A bill being circulated by Rep. Jim Steineke and Sen. Roger Roth would eliminate oversight of nonfederal wetlands by the Wisconsin Department of Natural Resources (DNR).
The Wisconsin Wetlands Association said the bill would put 20 percent of the state’s wetlands at risk for development while the bill’s authors believe many of those wetlands have negligible benefits to environmental quality to begin with.
The bill is being circulated for co-sponsorship and it would eliminate the need for DNR approval on all nonfederal wetlands, or wetlands that are not protected under the Clean Water Act. These spots of land, also known as isolated wetlands, are nonfederal because they don’t have a surface water connection to any navigable waterway.
Wisconsin is one of three states that require environmental review on nonfederal wetlands, the others are Indiana and Ohio. Wisconsin adopted the provision after a 2001 U.S. Supreme Court decision that determined the Clean Water Act did not extend protections to these isolated wetlands.
In a video promoting the bill, Steineke and Roth spoke to a developer who could not build on a lot due to the presence of an indistinguishable wetland.

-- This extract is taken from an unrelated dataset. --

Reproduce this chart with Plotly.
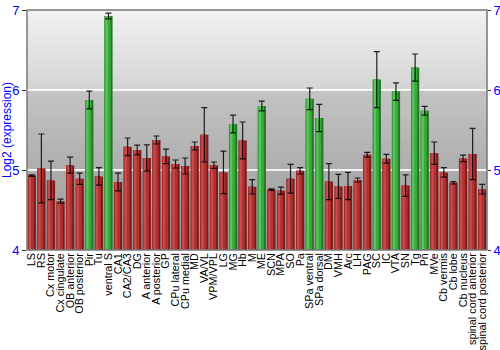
import plotly.graph_objects as go

# Brain regions along the x axis
regions = [
    "LS", "RS", "Cx motor", "Cx cingulate", "OB anterior", "OB posterior", "Pir", "Tu",
    "ventral S", "CA1", "CA2/CA3", "DG", "A anterior", "A posterior", "GP", "CPu lateral",
    "CPu medial", "MD", "VA/VL", "VPM/VPL", "LG", "MG", "Hb", "M", "ME", "SCN", "MPA", "SO",
    "Pa", "SPa ventral", "SPa dorsal", "DM", "VMH", "Arc", "LH", "PAG", "SC", "IC", "VTA",
    "SN", "Tg", "Pn", "MVe", "Cb vermis", "Cb lobe", "Cb nucleus",
    "spinal cord anterior", "spinal cord posterior",
]

# Mean log2 expression per region
expression = [
    4.93, 5.02, 4.87, 4.61, 5.06, 4.89, 5.875, 4.92,
    6.925, 4.85, 5.29, 5.25, 5.15, 5.375, 5.17, 5.075,
    5.05, 5.30, 5.44, 5.06, 4.97, 5.575, 5.37, 4.79, 5.80, 4.755, 4.74, 4.89,
    4.99, 5.89, 5.65, 4.855, 4.795, 4.80, 4.875, 5.19, 6.13, 5.14, 5.98,
    4.805, 6.28, 5.74, 5.21, 4.97, 4.84, 5.145,
    5.20, 4.76,
]

# Error (± one deviation) per region
spread = [
    0.01, 0.43, 0.24, 0.025, 0.10, 0.07, 0.11, 0.11,
    0.035, 0.11, 0.11, 0.06, 0.165, 0.05, 0.09, 0.05,
    0.10, 0.05, 0.34, 0.04, 0.265, 0.11, 0.23, 0.09, 0.06, 0.01, 0.045, 0.18,
    0.04, 0.135, 0.17, 0.225, 0.15, 0.17, 0.025, 0.03, 0.35, 0.055, 0.11,
    0.135, 0.17, 0.055, 0.14, 0.06, 0.015, 0.04,
    0.32, 0.06,
]

# Regions highlighted as enriched
enriched = {"Pir", "ventral S", "MG", "ME", "SPa ventral", "SPa dorsal", "SC", "VTA", "Tg", "Pn"}

y_ticks = [4, 5, 6, 7]

is_hi = [r in enriched for r in regions]
edge_col = ["#1f7a22" if h else "#7a1c1c" for h in is_hi]
body_col = ["#3aa83d" if h else "#b33030" for h in is_hi]
shine_col = ["#5cc45e" if h else "#c84c4c" for h in is_hi]

xs = list(range(len(regions)))

fig = go.Figure()
# darker outer bar (edges)
fig.add_trace(go.Bar(x=xs, y=expression, width=0.86, marker=dict(color=edge_col, line_width=0),
                     showlegend=False, hoverinfo="skip"))
# main body
fig.add_trace(go.Bar(x=xs, y=expression, width=0.62, offset=-0.40,
                     marker=dict(color=body_col, line_width=0), showlegend=False, hoverinfo="skip"))
# highlight strip
fig.add_trace(go.Bar(x=xs, y=expression, width=0.22, offset=-0.30,
                     marker=dict(color=shine_col, line_width=0), showlegend=False, hoverinfo="skip"))
# error bars
fig.add_trace(go.Scatter(x=xs, y=expression, mode="markers", marker=dict(size=0.1, color="rgba(0,0,0,0)"),
                         error_y=dict(type="data", array=spread, visible=True, color="rgba(0,0,0,0.85)",
                                      thickness=1.2, width=3),
                         showlegend=False, hoverinfo="skip"))
# invisible trace to anchor the right-hand axis
fig.add_trace(go.Scatter(x=[xs[0]], y=[expression[0]], yaxis="y2", mode="markers",
                         marker=dict(color="rgba(0,0,0,0)"), showlegend=False, hoverinfo="skip"))

# gray gradient background in two bands, split at 6
shapes = []
def band(y0, y1, c0, c1, n):
    step = (y1 - y0) / n
    for k in range(n):
        a = y0 + step * k
        b = min(y1, a + step * 1.6)
        t = (k + 0.5) / n
        v = round(c0 + (c1 - c0) * t)
        shapes.append(dict(type="rect", xref="paper", yref="y", x0=0, x1=1, y0=a, y1=b,
                           fillcolor=f"rgb({v},{v},{v})", line_width=0, layer="below"))
band(4, 6, 150, 196, 40)
band(6, 7, 212, 242, 20)
# plot frame
shapes.append(dict(type="rect", xref="paper", yref="paper", x0=0, x1=1, y0=0, y1=1,
                   line=dict(color="#777777", width=1.5), fillcolor="rgba(0,0,0,0)", layer="above"))

axis_font = dict(family="Liberation Sans, Arial, sans-serif", size=13, color="#0000ff")

fig.update_layout(
    width=500, height=350,
    margin=dict(l=27, r=13, t=10, b=100),
    paper_bgcolor="white", plot_bgcolor="rgba(0,0,0,0)",
    barmode="overlay",
    shapes=shapes,
    xaxis=dict(range=[-0.5, len(regions) - 0.5], tickmode="array", tickvals=xs, ticktext=regions,
               tickangle=-90, tickfont=dict(family="Liberation Sans, Arial, sans-serif", size=10.8, color="black"),
               ticks="", showgrid=False, zeroline=False, showline=False, automargin=False),
    yaxis=dict(range=[4, 7], tickvals=y_ticks, tickfont=axis_font, ticks="outside", ticklen=4,
               tickcolor="#333333", showgrid=True, gridcolor="rgba(255,255,255,0.85)", gridwidth=2,
               zeroline=False, showline=False, automargin=False,
               title=dict(text="Log2 (expression)", font=dict(family="Liberation Sans, Arial, sans-serif",
                                                              size=12, color="#0000ff"), standoff=2)),
    yaxis2=dict(range=[4, 7], tickvals=y_ticks, overlaying="y", side="right", tickfont=axis_font,
                ticks="outside", ticklen=3, tickcolor="#333333", showgrid=False, zeroline=False,
                showline=False, automargin=False),
)

fig.write_html("out.html")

Steineke said the wetland was created by the impression of heavy trucks and machinery and does not serve a purpose environmentally.
“Any rational person would look at this and say there is no way that this is a wetland,” said Steineke in the video, pointing to an undeveloped lot.
While Stieneke hopes the bill will lift red tape on development of environmentally deficient wetlands, the wetlands association believes the broad regulatory repeal will have detrimental effects on flood mitigation, water quality and wildlife habitat.
“Though often described as ‘isolated’ wetlands, these wetlands connect hydrologically to surface and groundwater in many valuable ways,” said the Wisconsin Wetlands Association in a statement. “They are often individually small but regionally abundant and provide critical functions on the landscape. This includes protecting people and property from floods.”
In initial conversations about stormwater flooding problems in the Village of Ephraim, residents pointed to the historic filling of wetlands on the southern side of Hwy 42 as the primary reason for today’s drainage problems.
UW-Stevens Point Researcher Nancy Turyk believed development around the Fish Creek watershed, and subsequent runoff, as a likely cause for the creek’s declining quality of fish habitat in the watershed’s master plan.
“Wetlands manage the water that flows across our landscapes, reducing the size and flashiness of flood events by soaking up water, storing runoff and slowly releasing it into our creeks, rivers, and lakes,” said the wetlands association following the flooding in Houston and referencing the flooding in southeast Wisconsin this July.
The bill includes a requirement that a developer must develop 1.2 acres of artificial wetland somewhere else in the state for each acre of wetland that is filled. However, the bill also exempts artificial wetlands from the permitting process.
The state’s incentive package for Foxconn Technology Group included exemption from the DNR’s wetland permitting.